Jak wynika z badania „Postawy Polaków wobec oszczędzania” Fundacji Kronenberga przy Citi Handlowy, jedynie co czwarty Polak planuje swoje wydatki z półrocznym wyprzedzeniem, jeszcze mniej z nas myśli o większych zakupach w perspektywie roku. Nic dziwnego, że notorycznie zaskakują nas koszty związane ze Świętami Wielkanocnymi czy też Bożym Narodzeniem. Dziurę w budżecie domowym często uzupełniamy …. chwilówkami.
Polacy nie myślą długoterminowo. Niepokojący jest fakt, że 38% z nas planuje swoje wydatki jedynie w perspektywie miesiąca. W takim horyzoncie czasowym niestety trudno o zorganizowanie nadwyżki w domowym portfelu z przeznaczeniem na wyższe niż zazwyczaj wydatki, na przykład z powodu Świąt Wielkanocnych. A stąd tylko krok do skorzystania z szybkiej pożyczki. Z raportu Fundacji Kronenberga przy Citi Handlowy wynika, że co dziesiąty Polak przynajmniej raz w życiu sięgnął po „chwilówkę”, a 16% z nas skorzystałoby z niej w sytuacji kryzysowej. Wśród osób, które zdecydowały się na szybką pożyczkę aż 59% zrobiłoby to ponownie.
Większe wydatki w ciągu roku można przewidzieć, mówi Krzysztof Kaczmar, prezes Zarządu Fundacji Kronenberga przy Citi Handlowy. Święta Bożego Narodzenia i Wielkiejnocy, urodziny członków rodziny, wyprawka do szkoły – mają swoje ustalone daty. A mimo to, w dalszym ciągu nie jesteśmy na nie finansowo gotowi. Brakuje nam umiejętności planowania i myślenia długoterminowego, co, chociaż jest pracochłonne, pozwoli nam efektywniej zarządzać naszym domowym budżetem.
Biorąc „chwilówkę” w instytucji pozabankowej należy mieć na uwadze ukryte koszty kredytu, jak prowizja czy ubezpieczenie, które często sprawiają, że realne oprocentowanie pożyczki wynosi kilkaset lub nawet kilka tysięcy procent. Dlaczego się na to zgadzamy? Ponieważ zwyczajnie nie wiemy, z czym to się wiąże gdyż nie czytamy umów – prawie co trzeci z nas przegląda je pobieżnie lub wcale. To z kolei powoduje, że wpadamy w spiralę zadłużenia, zaciągając coraz to kolejne pożyczki.
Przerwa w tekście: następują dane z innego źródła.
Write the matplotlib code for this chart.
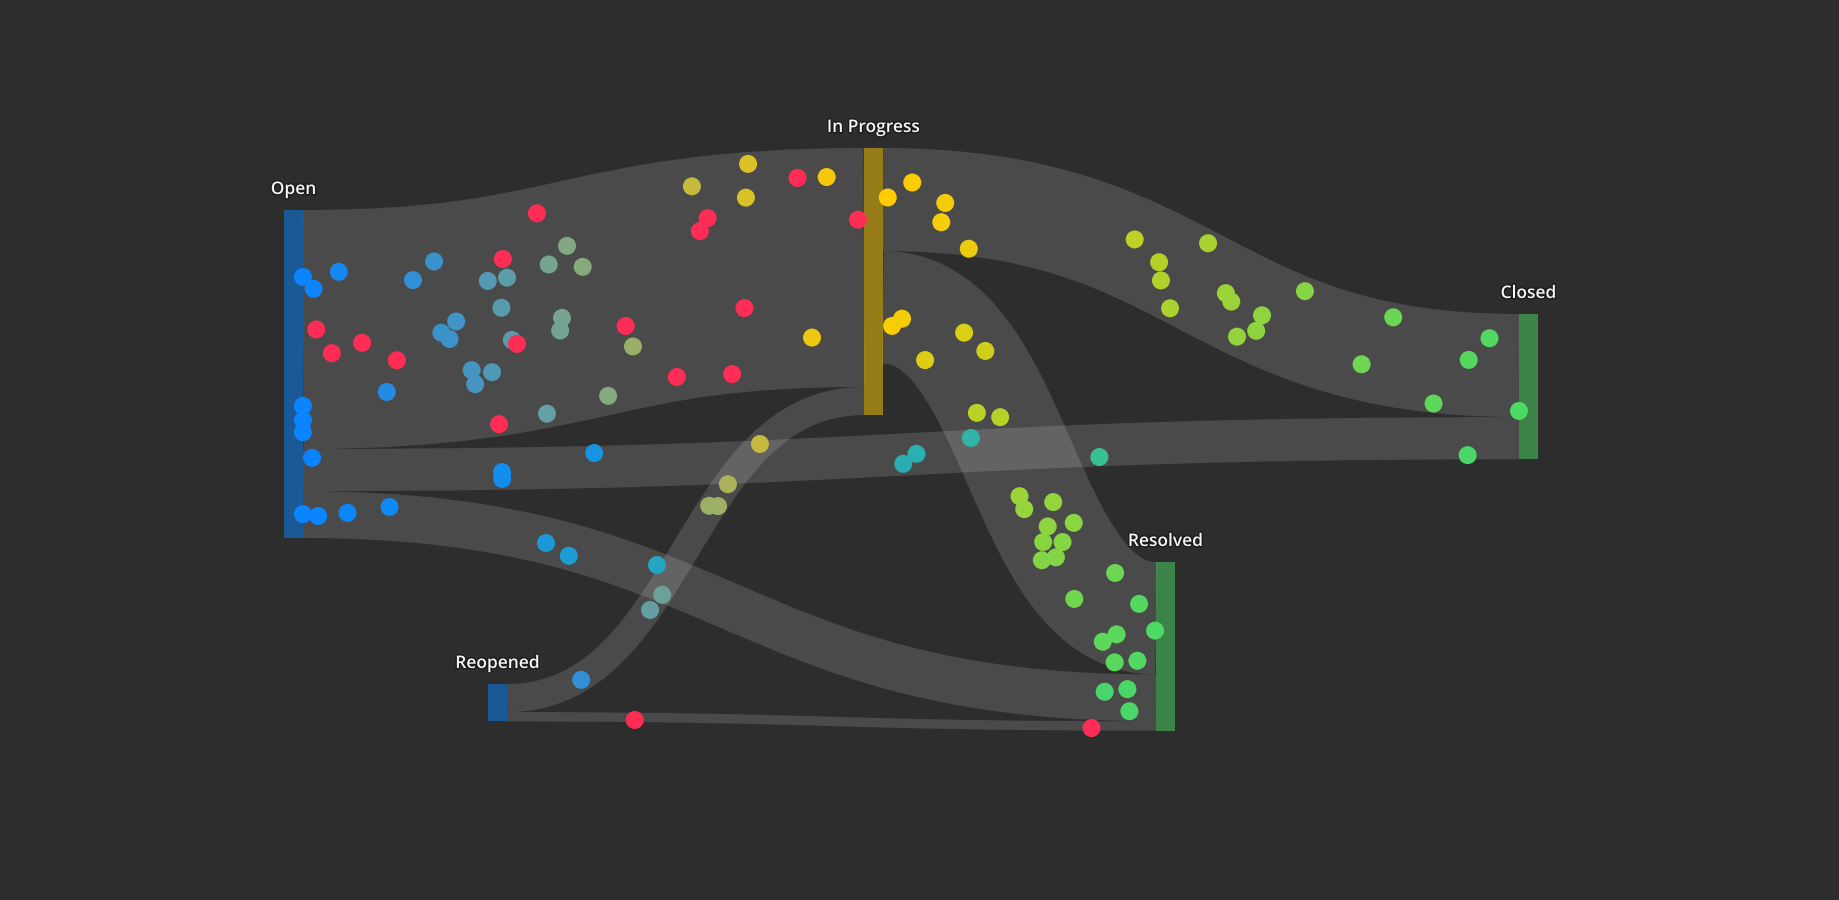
import matplotlib
matplotlib.use("Agg")
import matplotlib.pyplot as plt
from matplotlib.path import Path
from matplotlib.patches import PathPatch, Rectangle
import matplotlib.patheffects as pe
import numpy as np

# ---------------- data ----------------
node_names = ["Open", "In Progress", "Closed", "Resolved", "Reopened"]
node_colors = ["#0a84ff", "#ffcc00", "#4cd964", "#4cd964", "#0a84ff"]

link_source = [0, 0, 0, 1, 1, 4, 4]
link_target = [1, 2, 3, 2, 3, 1, 3]
link_value = [51, 9, 10, 22, 24, 6, 2]

HOT = "#ff2d55"

# particles: progress along the link (0..1) and lateral offset (fraction of band width)
# Open -> In Progress
open_ip_prog = [0.489, 0.438, 0.514, 0.197, 0.157, 0.046, 0.000, 0.013, 0.297, 0.339, 0.316,
                0.225, 0.197, 0.210, 0.326, 0.442, 0.432, 0.589, 0.242, 0.245, 0.278, 0.106,
                0.507, 0.369, 0.000, 0.000, 0.000, 0.761, 0.852, 0.845, 0.956, 0.931]
open_ip_off = [-0.23, -0.17, -0.13, -0.26, -0.19, -0.24, -0.22, -0.17, -0.15, -0.15, -0.03,
               0.00, 0.04, 0.07, 0.11, 0.06, 0.11, 0.24, 0.21, 0.27, 0.23, 0.27,
               0.42, 0.44, 0.32, 0.38, 0.43, -0.38, -0.45, -0.31, -0.38, 0.29]
open_ip_hot_prog = [0.436, 0.337, 0.016, 0.035, 0.075, 0.123, 0.335, 0.582, 0.277, 0.919,
                    0.781, 0.765, 0.993, 0.828, 0.676, 0.794]
open_ip_hot_off = [-0.39, -0.23, 0.00, 0.10, 0.06, 0.14, 0.13, 0.15, 0.45, -0.38,
                   -0.24, -0.19, -0.20, 0.15, 0.40, 0.42]
# Open -> Closed
open_closed_prog = [0.005, 0.123, 0.123, 0.192, 0.491, 0.506, 0.566, 0.696, 0.971]
open_closed_off = [-0.29, 0.08, 0.24, -0.33, 0.22, 0.00, -0.31, 0.28, 0.40]
# Open -> Resolved
open_resolved_prog = [0.000, 0.012, 0.036, 0.072, 0.238, 0.269, 0.383, 0.958, 0.977, 0.979]
open_resolved_off = [-0.01, 0.03, -0.05, -0.22, 0.05, 0.19, -0.22, -0.11, -0.18, 0.29]
# In Progress -> Closed
ip_closed_prog = [0.005, 0.031, 0.070, 0.067, 0.106, 0.357, 0.414, 0.432, 0.471, 0.478, 0.550,
                  0.566, 0.627, 0.629, 0.603, 0.681, 0.837, 0.806, 0.967, 0.944, 0.907, 1.000]
ip_closed_off = [-0.02, -0.17, 0.01, 0.20, 0.43, -0.09, 0.01, 0.16, 0.36, -0.37, -0.02,
                 0.03, 0.02, 0.18, 0.31, -0.36, -0.36, 0.15, -0.26, -0.04, 0.41, 0.44]
# In Progress -> Resolved
ip_resolved_prog = [0.029, 0.055, 0.192, 0.209, 0.268, 0.373, 0.402, 0.560, 0.587, 0.599, 0.639,
                    0.658, 0.663, 0.683, 0.694, 0.704, 0.800, 0.828, 0.949, 0.998, 0.900, 0.919,
                    0.933, 0.969]
ip_resolved_off = [0.16, 0.08, 0.29, -0.13, -0.18, 0.16, -0.01, 0.12, 0.13, -0.13, 0.01,
                   -0.21, 0.11, -0.04, 0.20, 0.08, 0.17, -0.25, -0.11, 0.11, 0.32, 0.21,
                   0.45, 0.39]
# Reopened -> In Progress
reopened_ip_prog = [0.159, 0.758, 0.652, 0.596, 0.605, 0.402, 0.364]
reopened_ip_off = [0.08, -0.04, 0.02, -0.10, 0.17, 0.14, 0.08]
# Reopened -> Resolved (hot)
reopened_resolved_hot_prog = [0.152, 0.929]
reopened_resolved_hot_off = [0.28, 0.23]

# ---------------- layout ----------------
BG = "#2d2d2d"
node_left = [284, 864, 1519, 1156, 488]
node_top = [210, 148, 314, 562, 684]
NODE_W = 19
PX_PER_UNIT = 328 / 70.0
PARTICLE_D = 18  # px

fig = plt.figure(figsize=(18.4, 9), dpi=100)
fig.patch.set_facecolor(BG)
ax = fig.add_axes([0, 0, 1, 1])
ax.set_facecolor(BG)
ax.set_xlim(0, 1840)
ax.set_ylim(900, 0)
ax.axis("off")

n_nodes = len(node_names)
n_links = len(link_value)
node_val = []
for n in range(n_nodes):
    vin = sum(v for s, t, v in zip(link_source, link_target, link_value) if t == n)
    vout = sum(v for s, t, v in zip(link_source, link_target, link_value) if s == n)
    node_val.append(max(vin, vout))

# stack link ends at nodes (ordered by the other node's vertical position)
src_y = [0.0] * n_links
tgt_y = [0.0] * n_links
for n in range(n_nodes):
    outs = sorted([i for i in range(n_links) if link_source[i] == n], key=lambda i: node_top[link_target[i]])
    y = node_top[n]
    for i in outs:
        w = link_value[i] * PX_PER_UNIT
        src_y[i] = y + w / 2
        y += w
    ins = sorted([i for i in range(n_links) if link_target[i] == n], key=lambda i: node_top[link_source[i]])
    y = node_top[n]
    for i in ins:
        w = link_value[i] * PX_PER_UNIT
        tgt_y[i] = y + w / 2
        y += w

geom = []
for i in range(n_links):
    x0 = node_left[link_source[i]] + NODE_W
    x1 = node_left[link_target[i]]
    y0, y1 = src_y[i], tgt_y[i]
    xm = (x0 + x1) / 2
    ctrl = np.array([[x0, y0], [xm, y0], [xm, y1], [x1, y1]])
    w = link_value[i] * PX_PER_UNIT
    geom.append((ctrl, w))
    path = Path(ctrl, [Path.MOVETO, Path.CURVE4, Path.CURVE4, Path.CURVE4])
    ax.add_patch(PathPatch(path, fill=False, edgecolor=(1, 1, 1, 0.14),
                           linewidth=w * 72 / 100, capstyle="butt", zorder=1))

# nodes
for n in range(n_nodes):
    h = node_val[n] * PX_PER_UNIT
    ax.add_patch(Rectangle((node_left[n], node_top[n]), NODE_W, h,
                           facecolor=node_colors[n], alpha=0.5, linewidth=0, zorder=2))
    ax.text(node_left[n] + NODE_W / 2, node_top[n] - 20, node_names[n],
            ha="center", va="center", color="#f6f6f6", fontsize=12.5, fontweight="semibold",
            family=["Open Sans", "DejaVu Sans"], zorder=6,
            path_effects=[pe.withStroke(linewidth=2.0, foreground="#1c1c1c")])


def bez(ctrl, t):
    t = np.asarray(t, dtype=float)[:, None]
    p0, p1, p2, p3 = ctrl
    pt = (1 - t) ** 3 * p0 + 3 * (1 - t) ** 2 * t * p1 + 3 * (1 - t) * t ** 2 * p2 + t ** 3 * p3
    d = 3 * (1 - t) ** 2 * (p1 - p0) + 6 * (1 - t) * t * (p2 - p1) + 3 * t ** 2 * (p3 - p2)
    return pt, d


def hex2rgb(h):
    h = h.lstrip("#")
    return np.array([int(h[j:j + 2], 16) / 255 for j in (0, 2, 4)])


def place(link, prog, off, hot=False):
    if len(prog) == 0:
        return
    ctrl, w = geom[link]
    pt, d = bez(ctrl, prog)
    nrm = np.stack([-d[:, 1], d[:, 0]], axis=1)
    nrm /= np.linalg.norm(nrm, axis=1)[:, None]
    nrm[nrm[:, 1] < 0] *= -1
    pos = pt + nrm * (np.asarray(off)[:, None] * w)
    if hot:
        cols = [HOT] * len(prog)
    else:
        c0 = hex2rgb(node_colors[link_source[link]])
        c1 = hex2rgb(node_colors[link_target[link]])
        tt = np.asarray(prog)[:, None]
        cols = np.clip(c0 + (c1 - c0) * tt, 0, 1)
    ax.scatter(pos[:, 0], pos[:, 1], s=(PARTICLE_D * 0.72) ** 2, c=cols,
               linewidths=0, zorder=5)


place(0, open_ip_prog, open_ip_off)
place(0, open_ip_hot_prog, open_ip_hot_off, hot=True)
place(1, open_closed_prog, open_closed_off)
place(2, open_resolved_prog, open_resolved_off)
place(3, ip_closed_prog, ip_closed_off)
place(4, ip_resolved_prog, ip_resolved_off)
place(5, reopened_ip_prog, reopened_ip_off)
place(6, reopened_resolved_hot_prog, reopened_resolved_hot_off, hot=True)

fig.savefig("out.png", dpi=100, facecolor=BG)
A wydostać się z tego nie jest już tak łatwo – podsumowuje Krzysztof Kaczmar, prezes Zarządu Fundacji Kronenberga przy Citi Handlowy.
Planując wydatki, trzeba również pamiętać o oszczędzaniu, zwłaszcza przed świętami. Średnie wydatki wielkanocne to co najmniej kilkaset złotych. Biorąc pod uwagę, że oszczędza tylko niecała połowa Polaków (zaś regularnie jedynie 12%), oznacza to, że w większości będziemy próbować pokryć te koszty z bieżących przychodów. Jak pokazują wyniki badania „Postawy Polaków wobec oszczędzania” większość z nas nie tylko nie oszczędza, ale także żyje w sposób, który łatwo może doprowadzić do nadmiernego zadłużenia. 56 % Polaków co miesiąc wydaje wszystko co zarabia, a to powoduje, że każdy nieplanowany wydatek może skutkować zadłużeniem. Co niepokojące, 5 % respondentów deklaruje, że wydaje więcej niż zarabia. I właśnie w takiej sytuacji, by załatać dziurę w domowym budżecie, decydują się na korzystanie z „chwilówek”.